Given a directed or undirected graph G=(V,E), with numeric weights on the edges, the length of a path P is defined to be the sum of the weights of the edges on the path.
The distance between two vertices u and w is defined to be the minimum length of any path from u to w.
The single-source shortest paths problem is, given the graph G and a start vertex s, to find distance(s,w) for all vertices w.
One way to solve this problem is to adapt breadth-first search to handle graphs with edge weights.
Imagine replacing each edge by multiple edges (in series). If the weight of an edge (u,w) is, say, W(u,v), then the edge will be replaced by a path consisting of W(u,v) unweighted edges:
In the modified graph, the distances are the same is in the original graph. So, computing distances on the modified graph will give us the distances in the original graph.
This gives us an algorithm:
1. Modify the graph by replacing each edge (u,v) by a path consisting of W(u,v) edges. 2. Run BFS on the modified graph. 3. For the vertices in the original graph, return the distances found by DFS in the modified graph.
The problem with this algorithm is that it can be slow. The running time is linear in the size of the modified graph. This size is ∑(u,v)∈ E W(u,v), which can be quite large.

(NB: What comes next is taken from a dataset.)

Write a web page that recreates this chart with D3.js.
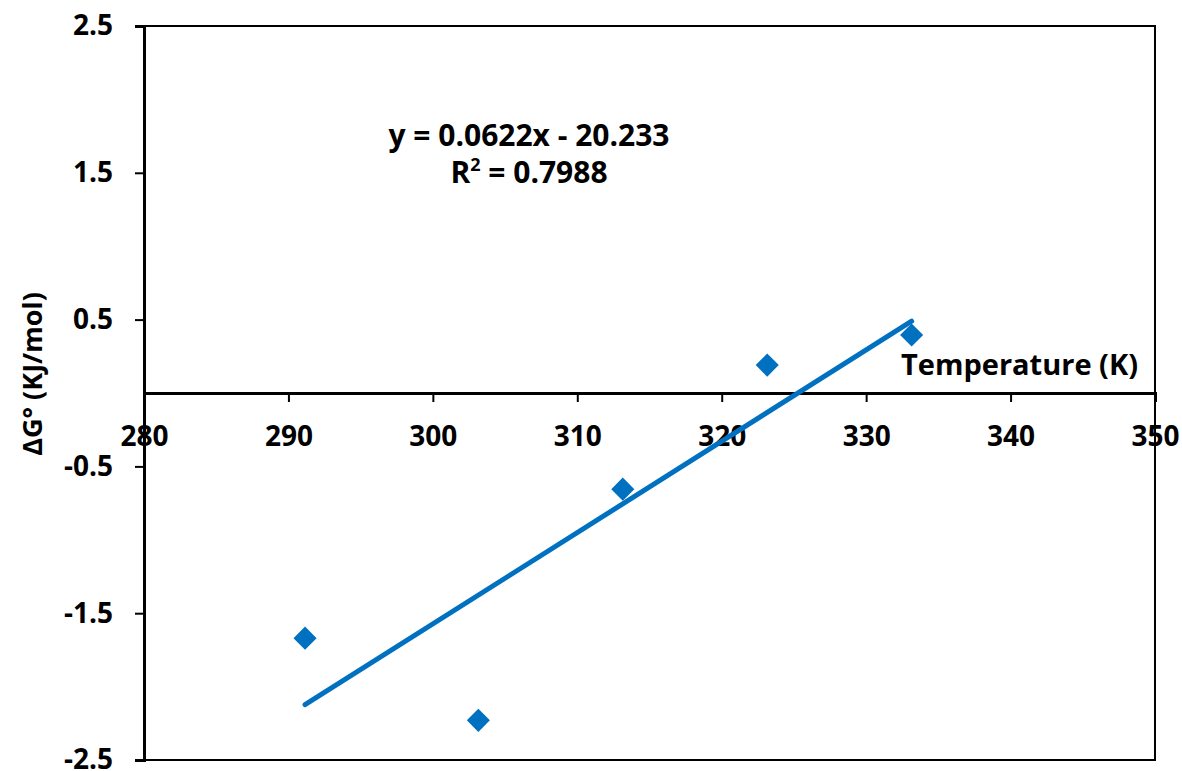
<!DOCTYPE html>
<html>
<head>
<meta charset="utf-8">
<script src="https://cdnjs.cloudflare.com/ajax/libs/d3/7.8.5/d3.min.js"></script>
<style>
  body { margin: 0; background: #fff; }
  text { font-family: "Open Sans", Lato, sans-serif; font-weight: bold; fill: #000; }
</style>
</head>
<body>
<svg width="1182" height="771"></svg>
<script>
var svg = d3.select("svg");

// data
var temps = [291.15, 303.15, 313.15, 323.15, 333.15];
var dG = [-1.67, -2.23, -0.655, 0.19, 0.395];
var xTicks = [280, 290, 300, 310, 320, 330, 340, 350];
var yTicks = [-2.5, -1.5, -0.5, 0.5, 1.5, 2.5];
var slope = 0.0622, intercept = -20.233;
var eqLabel = "y = 0.0622x - 20.233";
var r2Label = "0.7988";

var mLeft = 144, mRight = 1155, mTop = 26, mBottom = 760;
var fs = "28px";

var x = d3.scaleLinear().domain([280, 350]).range([mLeft, mRight]);
var y = d3.scaleLinear().domain([-2.5, 2.5]).range([mBottom, mTop]);

// frame
svg.append("rect")
  .attr("x", mLeft).attr("y", mTop)
  .attr("width", mRight - mLeft).attr("height", mBottom - mTop)
  .attr("fill", "none").attr("stroke", "#000").attr("stroke-width", 2);

// y axis (plain hyphen for minus, like the original)
var yAxis = svg.append("g")
  .attr("transform", "translate(" + mLeft + ",0)")
  .call(d3.axisLeft(y).tickValues(yTicks).tickSize(9).tickPadding(22)
    .tickFormat(function(d) { return d.toFixed(1); }));
yAxis.select(".domain").attr("stroke-width", 3);
yAxis.selectAll(".tick line").attr("stroke-width", 2);
yAxis.selectAll("text").style("font-size", fs).attr("fill", "#000");

// x axis at y = 0
var xAxis = svg.append("g")
  .attr("transform", "translate(0," + y(0) + ")")
  .call(d3.axisBottom(x).tickValues(xTicks).tickSize(9).tickPadding(24).tickFormat(d3.format("d")));
xAxis.select(".domain").attr("stroke-width", 3);
xAxis.selectAll(".tick line").attr("stroke-width", 2);
xAxis.selectAll("text").style("font-size", fs).attr("fill", "#000");

// trendline
var xs = d3.extent(temps);
svg.append("line")
  .attr("x1", x(xs[0])).attr("y1", y(slope * xs[0] + intercept))
  .attr("x2", x(xs[1])).attr("y2", y(slope * xs[1] + intercept))
  .attr("stroke", "#0070C0").attr("stroke-width", 5).attr("stroke-linecap", "round");

// points
svg.append("g").selectAll("path")
  .data(temps)
  .enter().append("path")
  .attr("d", d3.symbol().type(d3.symbolDiamond2).size(340))
  .attr("transform", function(d, i) { return "translate(" + x(d) + "," + y(dG[i]) + ")"; })
  .attr("fill", "#0070C0");

// equation
svg.append("text")
  .attr("x", 529).attr("y", 146)
  .attr("text-anchor", "middle")
  .style("font-size", "30px")
  .text(eqLabel);
var r2 = svg.append("text")
  .attr("x", 529).attr("y", 183)
  .attr("text-anchor", "middle")
  .style("font-size", "30px");
r2.append("tspan").text("R");
r2.append("tspan").attr("dy", -12).style("font-size", "18px").text("2");
r2.append("tspan").attr("dy", 12).text(" = " + r2Label);

// axis titles
svg.append("text")
  .attr("x", 1138).attr("y", 375)
  .attr("text-anchor", "end")
  .style("font-size", "29px")
  .text("Temperature (K)");

svg.append("text")
  .attr("transform", "translate(42,374) rotate(-90)")
  .attr("text-anchor", "middle")
  .style("font-size", "27px")
  .text("ΔG° (KJ/mol)");
</script>
</body>
</html>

Instead, we can simulate the same process more efficiently. Consider BFS in this graph, as it starts. At any time, the set of visited vertices will be those that whose distances are at most some radius R from s:
We simulate the process by expanding the radius in larger steps, according to when it will next reach a vertex in the original graph:
Here is pseudo-code:
1. PriorityQueue? Q; HashTable distance<int,int>; 2. Insert start vertex S into Q with key 0 3. while (Q is not empty) 4. Take the vertex v within minimum key k off the queue. 5. distance[v] = k 6. for each neighbor w of v do: 7. if (! distance.exists[w]) 8. put w in Q with key distance[v] + WT(v,w) 9. (or, if w is already in the Q, decrease the key to this if the current key is larger) 10. return distance[]
Is this algorithm correct? One argument that it is is that it simulates BFS on the modified graph, so the distances it discovers correspond to distances in the modified graph. Since distances in the modified graph are the same as in the original graph, the distances it discovers are accurate for the original graph.
Let's try a more direct argument. We will prove by induction as the algorithm proceeds that the distances that are set are correct.
base case: the first vertex removed from the queue is the start vertex s. it's distance is set to 0, which is correct.
inductive step:
In the general case, we have some set S of vertices whose distances are set already, and then in line 4 and 5 we take the vertex v in the queue with the minimum key k, and we set distance[v] = k. We have to argue that this is the correct setting. That is, that k is the length of the shortest path from s to v.
Let w be the vertex in S whose removal from the queue caused the key of v to be set to its current value. That is, k = key[w] + WT(w,v). Since w is in the set S, key[w] = distance(s,w) (by induction). Thus, k equals the length of the path that consists of a shortest path from s to w followed by the edge from w to v. Call this path p. We need to argue that there is no shorter path from s to v.
Consider any other path p' from s to v. Let x be the first vertex on p' not in S. Then the length of p' is at least the current key of x. (This requires some thought.) Since the key of x is at least the key of v (since v is the vertex with the minimum key in the queue), and since the length of p equals the key of v, it follows that the length of p' is at least the length of p.
Thus, any other path from s to v has length at least the length of p. Thus p is a shortest path from s to v. This completes the proof of correctness.
Each vertex is inserted into the queue once and deleted from it once. For each edge, we adjust a key in the queue once. The total time spent in the algorithm is proportional to the total time spent inserting and deleting from the queue, and adjusting keys in the queue.
To analyze the running time, we need to know the time it takes to do the queue operations. If we use a heap, all operations are O(log n) time (here are at most n keys in the queue at any time). Since there are O(n+m) operations (where n is the number of vertices and m is the number of edges), the total time is O((n+m) log n).
A slightly better (but more complicated) implementation of a priority queue gives a slight improvement. Using a data structure called Fibonacci heaps, the total time is reduced to O(#deletions times log n + #other operations). With this implementation, the total time is O(n log(n) + m).